Accelerated processors like GPUs could get faster memory access by using light-based data transfer and by directly mounting High Bandwidth Memory (HBM) on a processor die.
HBM came into being to provide more memory to GPUs and other processors than the standard x86 sockets interface could support. But GPUs are getting more powerful and need data accessed from memory even faster in order to shorten application processing times – Large Language Models (LLMs) for example, can involve repeated access to billions if not trillions of parameters in machine learning training runs that can take hours or days to complete.
Current HBM follows a fairly standard design: a stack of HBM memory is connected to an interposer, placed on a base package layer, via microbumps which link to Through Silicon Vias (TSVs or connecting holes) in the HBM stack. The interposer also has a processor mounted on it and provides the HBM-to-processor connectivity
HBM suppliers and the HBM standards body are looking at ways to speed HBM-to-processor access speeds by using technologies such as photonics or directly mounting the HBM on the processor die. The suppliers are setting the HBM bandwidth and capacity pace – seemingly faster than the JEDEC standards body can keep up.
The current standard is called HBM3e, and there are mooted HBM4 and HBM4e follow-on standards.
Samsung is investigating the use of photonics in the interposer, with photons flowing across the links faster than bits encoded as electrons, and using less power. The photonic link could operate at femtosecond speeds. That means a 10⁻¹⁵ unit of time – one quadrillionth (one millionth of one billionth) of a second. The Korean behemoth’s Advanced Packaging Team, featuring principal engineer Yan Li, presented on this topic at the recent Open Compute Project (OCP) summit event.
An alternative to using a Photonics Interposer is to link the HBM stacks more directly to the processor (logic in Samsung diagram above). This is going to involve careful thermal management to prevent over-heating. This could mean that the HBM stacks could be upgraded over time to provide more capacity, but there would need to be an industry standard covering that area for it to be possible.
SK hynix is also working on a direct HBM-logic connection concept, according to a report in the Korean JoonAng media outlet. This notion has the GPU die or chip manufactured with the HBM chip in a mixed-use semiconductor. The chip shop views this as an HBM4 technology and is talking with Nvidia and other logic semiconductor suppliers. The idea involves the memory and the logic manufacturers co-designing the chip, which is then built by a fab operator such as TSMC.
This is somewhat similar to the Processing-in-Memory (PIM) idea and, unless safeguarded by industry standrards, will be proprietary with supplier lock-in prospects.
Together Samsung and SK account for more than 90 percent of the global HBM market.

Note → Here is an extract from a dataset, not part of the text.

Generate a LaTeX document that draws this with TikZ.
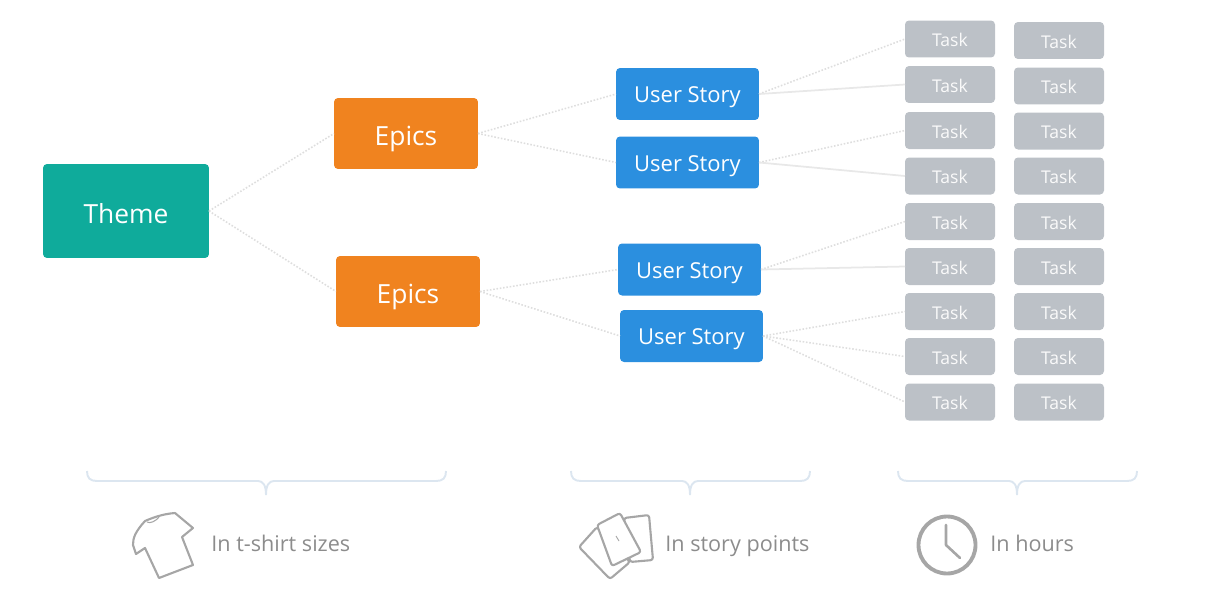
\documentclass[tikz,border=0pt]{standalone}
\usepackage{fontspec}
\setmainfont{Open Sans}
\usetikzlibrary{positioning}
\usetikzlibrary{math}
\definecolor{themecol}{HTML}{0FAB9B}
\definecolor{epiccol}{HTML}{F0831F}
\definecolor{storycol}{HTML}{2B8FDF}
\definecolor{taskcol}{HTML}{BCC1C7}
\definecolor{linkcol}{HTML}{DEDEDE}
\definecolor{bracecol}{HTML}{DCE6F0}
\definecolor{iconcol}{HTML}{A6A6A6}
\tikzset{
	card/.style={rounded corners=0.08cm, inner sep=0pt, outer sep=0pt, text=white, text depth=0pt},
	themecard/.style={card, fill=themecol, minimum width=3.32cm, minimum height=1.88cm, text height=14pt, font=\fontsize{15}{18}\selectfont},
	epiccard/.style={card, fill=epiccol, minimum width=2.88cm, minimum height=1.42cm, text height=13.5pt, font=\fontsize{15}{18}\selectfont},
	storycard/.style={card, fill=storycol, minimum width=2.86cm, minimum height=1.04cm, text height=10pt, font=\fontsize{12.5}{15}\selectfont},
	taskcard/.style={card, fill=taskcol, minimum width=1.8cm, minimum height=0.74cm, text=white!92!taskcol, text height=8.6pt, font=\fontsize{10}{12}\selectfont},
	link/.style={draw=linkcol!70!white, line width=1pt},
	dotlink/.style={draw=linkcol, line width=0.9pt, densely dotted},
	bracket/.style={draw=bracecol, line width=1.1pt},
	icon/.style={draw=iconcol, line width=1.2pt, line join=round},
	caption/.style={inner sep=0pt, anchor=west, text=black!45, text height=8.8pt, text depth=0pt, font=\fontsize{12.3}{15}\selectfont}
}
\begin{document}
\begin{tikzpicture}[x=0.02cm,y=-0.02cm]
	\useasboundingbox (0,0) rectangle (1227,602);
	\node[themecard] (theme) at (126,211) {Theme};
	\node[epiccard] (epicsa) at (406,133.5) {Epics};
	\node[epiccard] (epicsb) at (408,291.5) {Epics};
	\node[storycard] (storya) at (687.5,94) {User Story};
	\node[storycard] (storyb) at (687.5,162.5) {User Story};
	\node[storycard] (storyc) at (689.5,269.5) {User Story};
	\node[storycard] (storyd) at (691.5,336) {User Story};
	% the two task columns
	\foreach \n/\yl/\yr in {1/39/40.5, 2/84.5/86, 3/130.5/131, 4/176/176, 5/221.5/221.5, 6/266.5/266.5, 7/311.5/311.5, 8/356.5/356.5, 9/402/402}{
		\node[taskcard] (taskl\n) at (950,\yl) {Task};
		\node[taskcard] (taskr\n) at (1059,\yr) {Task};
	}
	\draw[dotlink] (theme.east) -- (epicsa.west);
	\draw[dotlink] (theme.east) -- (epicsb.west);
	\draw[dotlink] (epicsa.east) -- (storya.west);
	\draw[dotlink] (epicsa.east) -- (storyb.west);
	\draw[dotlink] (epicsb.east) -- (storyc.west);
	\draw[dotlink] (epicsb.east) -- (storyd.west);
	\draw[dotlink] (storya.east) -- (taskl1.west);
	\draw[link] (storya.east) -- (taskl2.west);
	\draw[dotlink] (storyb.east) -- (taskl3.west);
	\draw[link] (storyb.east) -- (taskl4.west);
	\draw[dotlink] (storyc.east) -- (taskl5.west);
	\draw[link] (storyc.east) -- (taskl6.west);
	\draw[dotlink] (storyd.east) -- (taskl7.west);
	\draw[dotlink] (storyd.east) -- (taskl8.west);
	\draw[dotlink] (storyd.east) -- (taskl9.west);
	% braces
	\foreach \lx/\mx/\ux in {87/266/446, 571/690/810, 898/1017/1137}{
		\draw[bracket] (\lx,471) .. controls (\lx,478) and (\lx+3,481) .. (\lx+10,481) -- (\mx-8,481) .. controls (\mx-3,481) and (\mx,485) .. (\mx,495);
		\draw[bracket] (\ux,471) .. controls (\ux,478) and (\ux-3,481) .. (\ux-10,481) -- (\mx+8,481) .. controls (\mx+3,481) and (\mx,485) .. (\mx,495);
	}
	% shirt
	\draw[icon] (145,521) .. controls (152,518) and (162,514) .. (175,513) -- (193,528) -- (182,537) -- (193,565) -- (159,578) -- (145,548) -- (136,554) -- (133,545) .. controls (133,538) and (135,532) .. (145,521) -- cycle;
	\draw[icon, line width=0.6pt] (147,522) .. controls (150,524) and (156,521) .. (159,517);
	\node[caption] (sizes) at (211,544) {In t-shirt sizes};
	% cards
	\draw[icon, fill=white, rounded corners=0.05cm] (579,547) -- (597,527) -- (630,562) -- (610,579) -- cycle;
	\draw[icon, fill=white, rounded corners=0.05cm] (624,518) -- (649,515) -- (653,560) -- (630,562) -- cycle;
	\draw[icon, fill=white, rounded corners=0.05cm] (597,525) -- (620,513) -- (641,552) -- (612,566) -- cycle;
	\draw[icon, line width=0.5pt] (616,536) -- (619,541);
	\node[caption] (points) at (665,544) {In story points};
	% clock
	\draw[icon, line width=2.2pt] (947,545) circle (28.5);
	\draw[icon, line width=1.5pt, line cap=round] (946,525) -- (946,545) -- (960,558);
	\node[caption] (hours) at (990,544) {In hours};
\end{tikzpicture}
\end{document}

Tom’s Hardware reports that Micron – the rest of the market – has HBM4 and HBM4e activities. It is currently making HBM3e gen-2 memory with 24GB chips using an 8-high stack. Micron’s 12-high stack with 36GB capacity will begin sampling in the first quarter of 2024. It is working with semiconductor foundry operator TSMC to get its gen-2 HBM3e used in AI and HPC design applications.
Micron says its current product is power-efficient and, for an installation of ten million GPUs, every five watts of power savings per HBM cube (stack) is estimated to save operational expenses of up to $550 million over five years over alternative HBM products. These strike us as somewhat fanciful numbers.
The HBM4 standard should arrive by 2026 and have a double-width interface of 2,048 bits compared to HBM3e’s 1,024 bits, with a per-stack bandwidth of more than 1.5TB/sec. HBM3e products operate in the 1.15 and 1.2 TB/sec area. Micron thinks there will be 36GB 12-high stack HBM4 capacity as well as 48GB 16-high stacks.
The table below adds Micron’s HBM4 and follow-on HBM4e (extended) numbers to the existing HBM – HBM3e numbers that we have.
Micron is not talking about combining HBM and logic in a single die, unlike Samsung and SK hynix. It will be telling the GPU suppliers – AMD, Intel and Nvidia – that they can get faster memory access with a combined HBM-GPU chip, while the GPU suppliers will be well ware if the proprietary lock-in and single source dangers.
As ML training models get larger and training times lengthen, the pressure to cut run times by speeding memory access and increase per-GPU memory capacity will increase in lockstep. Throwing out the competitive supply advantages that exist with standardized DRAM to get locked-in HBM-GPU combined chip designs – albeit with better speed and capacity – may not be the right way to move forward.